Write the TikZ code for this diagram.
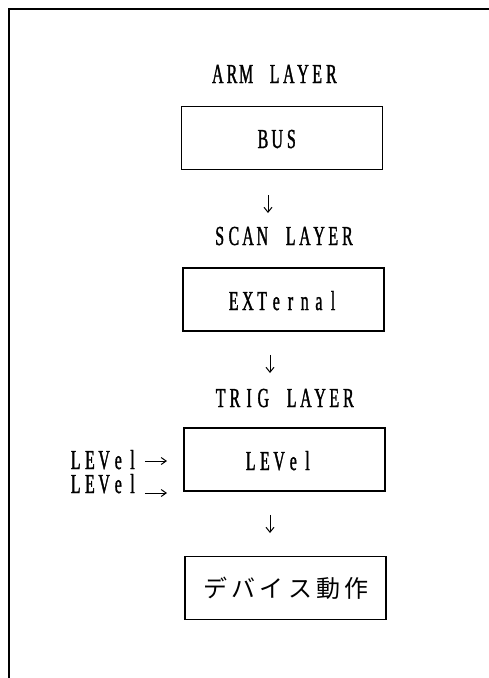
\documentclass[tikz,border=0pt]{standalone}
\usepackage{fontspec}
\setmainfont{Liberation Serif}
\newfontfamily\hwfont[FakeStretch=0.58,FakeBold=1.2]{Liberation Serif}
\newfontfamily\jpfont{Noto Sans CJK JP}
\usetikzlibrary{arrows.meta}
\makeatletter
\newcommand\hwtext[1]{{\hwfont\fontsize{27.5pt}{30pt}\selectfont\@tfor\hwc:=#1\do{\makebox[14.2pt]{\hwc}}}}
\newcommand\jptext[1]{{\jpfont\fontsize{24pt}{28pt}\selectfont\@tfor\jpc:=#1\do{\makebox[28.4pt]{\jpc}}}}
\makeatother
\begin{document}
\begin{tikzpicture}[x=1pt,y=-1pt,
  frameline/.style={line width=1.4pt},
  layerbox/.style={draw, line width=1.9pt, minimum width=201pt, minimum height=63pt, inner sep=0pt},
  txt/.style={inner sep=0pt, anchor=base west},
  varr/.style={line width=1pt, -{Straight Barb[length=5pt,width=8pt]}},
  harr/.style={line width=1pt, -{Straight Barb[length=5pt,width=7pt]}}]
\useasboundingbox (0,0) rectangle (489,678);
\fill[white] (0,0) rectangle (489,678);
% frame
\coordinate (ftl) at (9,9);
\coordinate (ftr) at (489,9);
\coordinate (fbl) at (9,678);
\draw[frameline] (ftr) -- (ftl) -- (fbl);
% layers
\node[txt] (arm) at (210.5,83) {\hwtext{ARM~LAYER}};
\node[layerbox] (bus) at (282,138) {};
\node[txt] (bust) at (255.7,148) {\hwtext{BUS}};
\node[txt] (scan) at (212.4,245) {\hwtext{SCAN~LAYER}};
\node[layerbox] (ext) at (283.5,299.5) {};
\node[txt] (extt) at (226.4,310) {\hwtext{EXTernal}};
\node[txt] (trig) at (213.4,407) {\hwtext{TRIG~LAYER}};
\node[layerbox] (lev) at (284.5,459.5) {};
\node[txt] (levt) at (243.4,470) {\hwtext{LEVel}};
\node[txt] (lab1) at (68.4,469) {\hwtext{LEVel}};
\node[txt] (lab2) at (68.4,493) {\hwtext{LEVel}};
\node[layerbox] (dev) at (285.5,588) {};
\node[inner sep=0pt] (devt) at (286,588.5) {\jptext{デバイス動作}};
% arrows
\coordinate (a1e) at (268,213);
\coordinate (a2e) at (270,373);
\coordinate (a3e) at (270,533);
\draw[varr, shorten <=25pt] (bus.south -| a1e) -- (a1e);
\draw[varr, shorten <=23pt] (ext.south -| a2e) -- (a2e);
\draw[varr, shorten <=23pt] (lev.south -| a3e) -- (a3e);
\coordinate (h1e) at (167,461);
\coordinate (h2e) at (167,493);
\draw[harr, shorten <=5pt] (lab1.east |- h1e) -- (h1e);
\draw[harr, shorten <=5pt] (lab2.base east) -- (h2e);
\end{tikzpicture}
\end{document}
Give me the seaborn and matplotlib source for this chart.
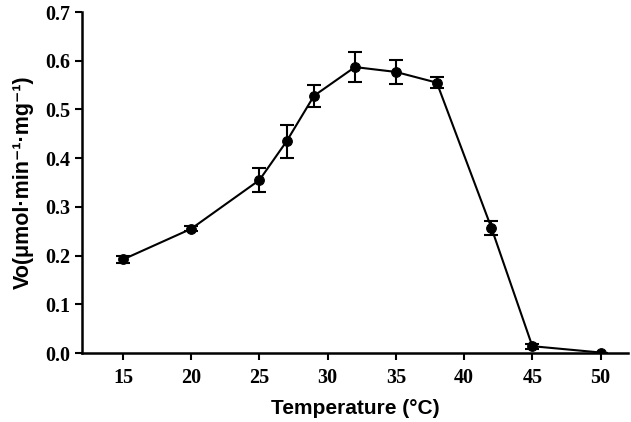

====================

### [Task instructions]
Take the listing and print it again exactly, but without any pictures.

### [Finished task]
Write the TikZ code for this diagram.
\documentclass[tikz,border=0pt]{standalone}
\usepackage{fontspec}
\setmainfont{Liberation Serif}
\newfontfamily\hwfont[FakeStretch=0.58,FakeBold=1.2]{Liberation Serif}
\newfontfamily\jpfont{Noto Sans CJK JP}
\usetikzlibrary{arrows.meta}
\makeatletter
\newcommand\hwtext[1]{{\hwfont\fontsize{27.5pt}{30pt}\selectfont\@tfor\hwc:=#1\do{\makebox[14.2pt]{\hwc}}}}
\newcommand\jptext[1]{{\jpfont\fontsize{24pt}{28pt}\selectfont\@tfor\jpc:=#1\do{\makebox[28.4pt]{\jpc}}}}
\makeatother
\begin{document}
\begin{tikzpicture}[x=1pt,y=-1pt,
  frameline/.style={line width=1.4pt},
  layerbox/.style={draw, line width=1.9pt, minimum width=201pt, minimum height=63pt, inner sep=0pt},
  txt/.style={inner sep=0pt, anchor=base west},
  varr/.style={line width=1pt, -{Straight Barb[length=5pt,width=8pt]}},
  harr/.style={line width=1pt, -{Straight Barb[length=5pt,width=7pt]}}]
\useasboundingbox (0,0) rectangle (489,678);
\fill[white] (0,0) rectangle (489,678);
% frame
\coordinate (ftl) at (9,9);
\coordinate (ftr) at (489,9);
\coordinate (fbl) at (9,678);
\draw[frameline] (ftr) -- (ftl) -- (fbl);
% layers
\node[txt] (arm) at (210.5,83) {\hwtext{ARM~LAYER}};
\node[layerbox] (bus) at (282,138) {};
\node[txt] (bust) at (255.7,148) {\hwtext{BUS}};
\node[txt] (scan) at (212.4,245) {\hwtext{SCAN~LAYER}};
\node[layerbox] (ext) at (283.5,299.5) {};
\node[txt] (extt) at (226.4,310) {\hwtext{EXTernal}};
\node[txt] (trig) at (213.4,407) {\hwtext{TRIG~LAYER}};
\node[layerbox] (lev) at (284.5,459.5) {};
\node[txt] (levt) at (243.4,470) {\hwtext{LEVel}};
\node[txt] (lab1) at (68.4,469) {\hwtext{LEVel}};
\node[txt] (lab2) at (68.4,493) {\hwtext{LEVel}};
\node[layerbox] (dev) at (285.5,588) {};
\node[inner sep=0pt] (devt) at (286,588.5) {\jptext{デバイス動作}};
% arrows
\coordinate (a1e) at (268,213);
\coordinate (a2e) at (270,373);
\coordinate (a3e) at (270,533);
\draw[varr, shorten <=25pt] (bus.south -| a1e) -- (a1e);
\draw[varr, shorten <=23pt] (ext.south -| a2e) -- (a2e);
\draw[varr, shorten <=23pt] (lev.south -| a3e) -- (a3e);
\coordinate (h1e) at (167,461);
\coordinate (h2e) at (167,493);
\draw[harr, shorten <=5pt] (lab1.east |- h1e) -- (h1e);
\draw[harr, shorten <=5pt] (lab2.base east) -- (h2e);
\end{tikzpicture}
\end{document}
Give me the seaborn and matplotlib source for this chart.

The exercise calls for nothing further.